**PROMPT**
Transcribe the lines below verbatim, skipping the images.

**SUPPLIED DATA**
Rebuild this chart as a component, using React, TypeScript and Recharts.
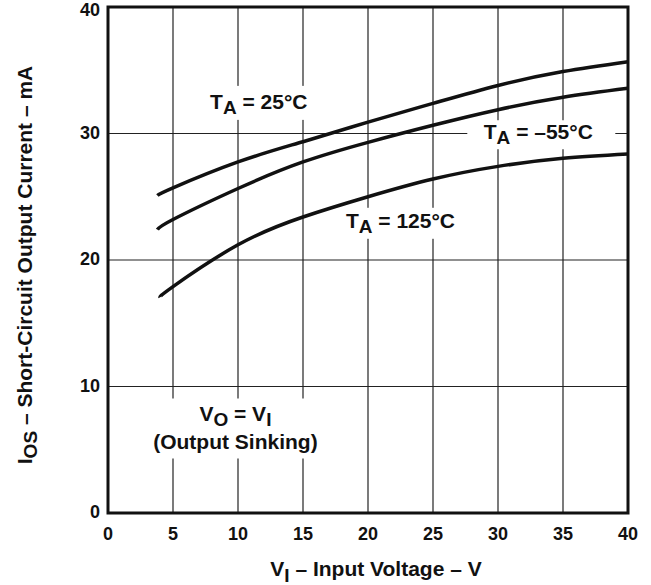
import React from 'react';
import {
  LineChart,
  Line,
  XAxis,
  YAxis,
  CartesianGrid,
  ReferenceArea,
  ReferenceDot,
} from 'recharts';

// V_I (volts) and I_OS (mA)
const curve25 = [
  { x: 3.8, y: 25.1 },
  { x: 5, y: 25.7 },
  { x: 10, y: 27.75 },
  { x: 15, y: 29.35 },
  { x: 20, y: 30.9 },
  { x: 25, y: 32.38 },
  { x: 30, y: 33.8 },
  { x: 35, y: 34.9 },
  { x: 40, y: 35.68 },
];

const curveMinus55 = [
  { x: 3.8, y: 22.4 },
  { x: 5, y: 23.2 },
  { x: 10, y: 25.65 },
  { x: 15, y: 27.75 },
  { x: 20, y: 29.3 },
  { x: 25, y: 30.65 },
  { x: 30, y: 31.88 },
  { x: 35, y: 32.86 },
  { x: 40, y: 33.57 },
];

const curve125 = [
  { x: 4, y: 17.05 },
  { x: 5, y: 17.9 },
  { x: 10, y: 21.2 },
  { x: 15, y: 23.4 },
  { x: 20, y: 25.0 },
  { x: 25, y: 26.4 },
  { x: 30, y: 27.4 },
  { x: 35, y: 28.04 },
  { x: 40, y: 28.38 },
];

const xTicks = [0, 5, 10, 15, 20, 25, 30, 35, 40];
const yTicks = [0, 10, 20, 30, 40];

// curve labels: centre of the text in data units
const tempLabels = [
  { x: 11.6, y: 32.5, temp: '25°C' },
  { x: 33.1, y: 30.1, temp: '–55°C' },
  { x: 22.5, y: 23.1, temp: '125°C' },
];

const FONT = '"Liberation Sans", Arial, Helvetica, sans-serif';

// white gap behind each label (cuts the grid lines like the original)
const gapBox: Record<string, { w: number; dx: number; top: number; bottom: number }> = {
  '25°C': { w: 106, dx: 0, top: 16, bottom: 18 },
  '–55°C': { w: 148, dx: 3, top: 12, bottom: 17 },
  '125°C': { w: 116, dx: 0, top: 13, bottom: 18 },
};

const TempLabel = ({ viewBox, temp }: any) => {
  const cx = viewBox.x + viewBox.width / 2;
  const cy = viewBox.y + viewBox.height / 2;
  const g = gapBox[temp];
  return (
    <g>
      <rect x={cx + g.dx - g.w / 2} y={cy - g.top} width={g.w} height={g.top + g.bottom} fill="#fff" />
      <text x={cx} y={cy + 7} textAnchor="middle" fontFamily={FONT} fontWeight="bold" fontSize={21} fill="#111">
        T
        <tspan dy={5} fontSize={19}>A</tspan>
        <tspan dy={-5}>{' = ' + temp}</tspan>
      </text>
    </g>
  );
};

const NoteLabel = ({ viewBox }: any) => {
  const cx = viewBox.x + viewBox.width / 2;
  const cy = viewBox.y + viewBox.height / 2;
  return (
    <g>
      <rect x={cx - 90} y={cy - 30} width={180} height={60} fill="#fff" />
      <text x={cx} y={cy - 7} textAnchor="middle" fontFamily={FONT} fontWeight="bold" fontSize={21} fill="#111">
        V
        <tspan dy={5} fontSize={19}>O</tspan>
        <tspan dy={-5}> = V</tspan>
        <tspan dy={5} fontSize={19}>I</tspan>
      </text>
      <text x={cx} y={cy + 21} textAnchor="middle" fontFamily={FONT} fontWeight="bold" fontSize={21} fill="#111">
        (Output Sinking)
      </text>
    </g>
  );
};

const XTitle = ({ viewBox }: any) => (
  <text
    x={viewBox.x + viewBox.width / 2 + 8}
    y={viewBox.y + 63}
    textAnchor="middle"
    fontFamily={FONT}
    fontWeight="bold"
    fontSize={21}
    fill="#111"
  >
    V
    <tspan dy={6} fontSize={19}>I</tspan>
    <tspan dy={-6}> – Input Voltage – V</tspan>
  </text>
);

const YTitle = ({ viewBox }: any) => {
  const x = viewBox.x - 16;
  const y = viewBox.y + viewBox.height / 2 + 5;
  return (
    <text
      x={x}
      y={y}
      transform={`rotate(-90, ${x}, ${y})`}
      textAnchor="middle"
      fontFamily={FONT}
      fontWeight="bold"
      fontSize={21}
      fill="#111"
    >
      I
      <tspan dy={5} fontSize={19}>OS</tspan>
      <tspan dy={-5}> – Short-Circuit Output Current – mA</tspan>
    </text>
  );
};

const tickStyle = { fontFamily: FONT, fontWeight: 'bold', fontSize: 18, fill: '#111' };

const YTick = ({ x, y, payload }: any) => (
  <text x={x} y={Math.max(y - 1, 9.5)} dy="0.355em" textAnchor="end" {...tickStyle}>
    {payload.value}
  </text>
);

export default function App() {
  return (
    <div style={{ position: 'absolute', left: 0, top: 0, background: '#fff' }}>
      <LineChart width={651} height={585} margin={{ top: 7, right: 23, bottom: 32, left: 48 }}>
        <CartesianGrid stroke="#222" strokeWidth={1.2} vertical horizontal />
        <XAxis
          type="number"
          dataKey="x"
          domain={[0, 40]}
          ticks={xTicks}
          interval={0}
          height={40}
          axisLine={false}
          tickLine={false}
          tickSize={0}
          tickMargin={14}
          tick={tickStyle}
          label={(props: any) => <XTitle {...props} />}
        />
        <YAxis
          type="number"
          domain={[0, 40]}
          ticks={yTicks}
          interval={0}
          width={60}
          axisLine={false}
          tickLine={false}
          tickSize={0}
          tickMargin={8}
          tick={<YTick />}
          label={(props: any) => <YTitle {...props} />}
        />
        {tempLabels.map((l) => (
          <ReferenceDot
            key={l.temp}
            x={l.x}
            y={l.y}
            r={0}
            fill="none"
            stroke="none"
            label={(props: any) => <TempLabel {...props} temp={l.temp} />}
          />
        ))}
        <ReferenceDot x={9.8} y={6.68} r={0} fill="none" stroke="none" label={(props: any) => <NoteLabel {...props} />} />
        <Line data={curve25} dataKey="y" type="natural" stroke="#111" strokeWidth={3.5} dot={false} isAnimationActive={false} />
        <Line data={curveMinus55} dataKey="y" type="natural" stroke="#111" strokeWidth={3.5} dot={false} isAnimationActive={false} />
        <Line data={curve125} dataKey="y" type="natural" stroke="#111" strokeWidth={3.5} dot={false} isAnimationActive={false} />
        <ReferenceArea x1={0} x2={40} y1={0} y2={40} fill="none" stroke="#111" strokeWidth={3} ifOverflow="visible" />
      </LineChart>
    </div>
  );
}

**EXPECTED ANSWER**
Rebuild this chart as a component, using React, TypeScript and Recharts.
import React from 'react';
import {
  LineChart,
  Line,
  XAxis,
  YAxis,
  CartesianGrid,
  ReferenceArea,
  ReferenceDot,
} from 'recharts';

// V_I (volts) and I_OS (mA)
const curve25 = [
  { x: 3.8, y: 25.1 },
  { x: 5, y: 25.7 },
  { x: 10, y: 27.75 },
  { x: 15, y: 29.35 },
  { x: 20, y: 30.9 },
  { x: 25, y: 32.38 },
  { x: 30, y: 33.8 },
  { x: 35, y: 34.9 },
  { x: 40, y: 35.68 },
];

const curveMinus55 = [
  { x: 3.8, y: 22.4 },
  { x: 5, y: 23.2 },
  { x: 10, y: 25.65 },
  { x: 15, y: 27.75 },
  { x: 20, y: 29.3 },
  { x: 25, y: 30.65 },
  { x: 30, y: 31.88 },
  { x: 35, y: 32.86 },
  { x: 40, y: 33.57 },
];

const curve125 = [
  { x: 4, y: 17.05 },
  { x: 5, y: 17.9 },
  { x: 10, y: 21.2 },
  { x: 15, y: 23.4 },
  { x: 20, y: 25.0 },
  { x: 25, y: 26.4 },
  { x: 30, y: 27.4 },
  { x: 35, y: 28.04 },
  { x: 40, y: 28.38 },
];

const xTicks = [0, 5, 10, 15, 20, 25, 30, 35, 40];
const yTicks = [0, 10, 20, 30, 40];

// curve labels: centre of the text in data units
const tempLabels = [
  { x: 11.6, y: 32.5, temp: '25°C' },
  { x: 33.1, y: 30.1, temp: '–55°C' },
  { x: 22.5, y: 23.1, temp: '125°C' },
];

const FONT = '"Liberation Sans", Arial, Helvetica, sans-serif';

// white gap behind each label (cuts the grid lines like the original)
const gapBox: Record<string, { w: number; dx: number; top: number; bottom: number }> = {
  '25°C': { w: 106, dx: 0, top: 16, bottom: 18 },
  '–55°C': { w: 148, dx: 3, top: 12, bottom: 17 },
  '125°C': { w: 116, dx: 0, top: 13, bottom: 18 },
};

const TempLabel = ({ viewBox, temp }: any) => {
  const cx = viewBox.x + viewBox.width / 2;
  const cy = viewBox.y + viewBox.height / 2;
  const g = gapBox[temp];
  return (
    <g>
      <rect x={cx + g.dx - g.w / 2} y={cy - g.top} width={g.w} height={g.top + g.bottom} fill="#fff" />
      <text x={cx} y={cy + 7} textAnchor="middle" fontFamily={FONT} fontWeight="bold" fontSize={21} fill="#111">
        T
        <tspan dy={5} fontSize={19}>A</tspan>
        <tspan dy={-5}>{' = ' + temp}</tspan>
      </text>
    </g>
  );
};

const NoteLabel = ({ viewBox }: any) => {
  const cx = viewBox.x + viewBox.width / 2;
  const cy = viewBox.y + viewBox.height / 2;
  return (
    <g>
      <rect x={cx - 90} y={cy - 30} width={180} height={60} fill="#fff" />
      <text x={cx} y={cy - 7} textAnchor="middle" fontFamily={FONT} fontWeight="bold" fontSize={21} fill="#111">
        V
        <tspan dy={5} fontSize={19}>O</tspan>
        <tspan dy={-5}> = V</tspan>
        <tspan dy={5} fontSize={19}>I</tspan>
      </text>
      <text x={cx} y={cy + 21} textAnchor="middle" fontFamily={FONT} fontWeight="bold" fontSize={21} fill="#111">
        (Output Sinking)
      </text>
    </g>
  );
};

const XTitle = ({ viewBox }: any) => (
  <text
    x={viewBox.x + viewBox.width / 2 + 8}
    y={viewBox.y + 63}
    textAnchor="middle"
    fontFamily={FONT}
    fontWeight="bold"
    fontSize={21}
    fill="#111"
  >
    V
    <tspan dy={6} fontSize={19}>I</tspan>
    <tspan dy={-6}> – Input Voltage – V</tspan>
  </text>
);

const YTitle = ({ viewBox }: any) => {
  const x = viewBox.x - 16;
  const y = viewBox.y + viewBox.height / 2 + 5;
  return (
    <text
      x={x}
      y={y}
      transform={`rotate(-90, ${x}, ${y})`}
      textAnchor="middle"
      fontFamily={FONT}
      fontWeight="bold"
      fontSize={21}
      fill="#111"
    >
      I
      <tspan dy={5} fontSize={19}>OS</tspan>
      <tspan dy={-5}> – Short-Circuit Output Current – mA</tspan>
    </text>
  );
};

const tickStyle = { fontFamily: FONT, fontWeight: 'bold', fontSize: 18, fill: '#111' };

const YTick = ({ x, y, payload }: any) => (
  <text x={x} y={Math.max(y - 1, 9.5)} dy="0.355em" textAnchor="end" {...tickStyle}>
    {payload.value}
  </text>
);

export default function App() {
  return (
    <div style={{ position: 'absolute', left: 0, top: 0, background: '#fff' }}>
      <LineChart width={651} height={585} margin={{ top: 7, right: 23, bottom: 32, left: 48 }}>
        <CartesianGrid stroke="#222" strokeWidth={1.2} vertical horizontal />
        <XAxis
          type="number"
          dataKey="x"
          domain={[0, 40]}
          ticks={xTicks}
          interval={0}
          height={40}
          axisLine={false}
          tickLine={false}
          tickSize={0}
          tickMargin={14}
          tick={tickStyle}
          label={(props: any) => <XTitle {...props} />}
        />
        <YAxis
          type="number"
          domain={[0, 40]}
          ticks={yTicks}
          interval={0}
          width={60}
          axisLine={false}
          tickLine={false}
          tickSize={0}
          tickMargin={8}
          tick={<YTick />}
          label={(props: any) => <YTitle {...props} />}
        />
        {tempLabels.map((l) => (
          <ReferenceDot
            key={l.temp}
            x={l.x}
            y={l.y}
            r={0}
            fill="none"
            stroke="none"
            label={(props: any) => <TempLabel {...props} temp={l.temp} />}
          />
        ))}
        <ReferenceDot x={9.8} y={6.68} r={0} fill="none" stroke="none" label={(props: any) => <NoteLabel {...props} />} />
        <Line data={curve25} dataKey="y" type="natural" stroke="#111" strokeWidth={3.5} dot={false} isAnimationActive={false} />
        <Line data={curveMinus55} dataKey="y" type="natural" stroke="#111" strokeWidth={3.5} dot={false} isAnimationActive={false} />
        <Line data={curve125} dataKey="y" type="natural" stroke="#111" strokeWidth={3.5} dot={false} isAnimationActive={false} />
        <ReferenceArea x1={0} x2={40} y1={0} y2={40} fill="none" stroke="#111" strokeWidth={3} ifOverflow="visible" />
      </LineChart>
    </div>
  );
}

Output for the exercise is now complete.